As regards the first part of the question, the service of notices for Super-tax Returns is governed by considerations of presumed or possible liability. My right hon. Friend does not consider it desirable to abandon taxation at the source in accordance with the suggestion contained in the second part of the question. Perhaps I may refer my hon. Friend to pages 3 and 4 of the Report from the Select Committee on Income Tax, 1906, where it is pointed out that, when collection at the source was introduced, "the yield of the tax was almost doubled immediately."

Mr. GIBSON BOWLES

Then why have His Majesty's Government so largely abandoned it in favour of collection through declaration?

Mr. HOBHOUSE

They have not abandoned it at all in the case of Income Tax.

Mr. DILLON

Does the right hon. Gentleman say that the instructions given are not to send a demand for a declaration except where there is a presumed or a possible liability for Super-tax—because they are being sent wholesale?

Mr. HOBHOUSE

That is so; but, of course, a presumed liability is sometimes found not to be a liability.

Mr. GIBSON BOWLES

How do you ascertain? Do you have spies, or what?

Mr. HOBHOUSE

From information in the possession of the Income Tax Commissioners.

Sir J. D. REES

Why are not pensions, part of which the recipients have paid, deductible in assessing Income Tax?

Mr. HOBHOUSE

That is another matter which does not arise out of the question on the Paper.

Mr.

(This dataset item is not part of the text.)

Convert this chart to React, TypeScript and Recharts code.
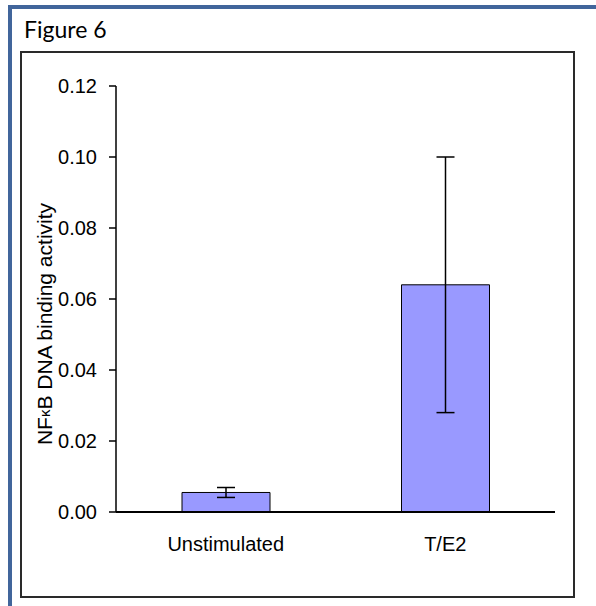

MARTIN

asked whether income received by residents of the United Kingdom from investments in the Colonies or foreign countries was liable to Income Tax here if reinvested outside the United Kingdom and never brought here?

Mr. HOBHOUSE

If the income referred to falls within the scope of the 4th and 5th Cases of Section 100 of Schedule D of the Income Tax Act, 1842, and is not at any time received in, brought into, or remitted to the United Kingdom, it is not liable to Income Tax.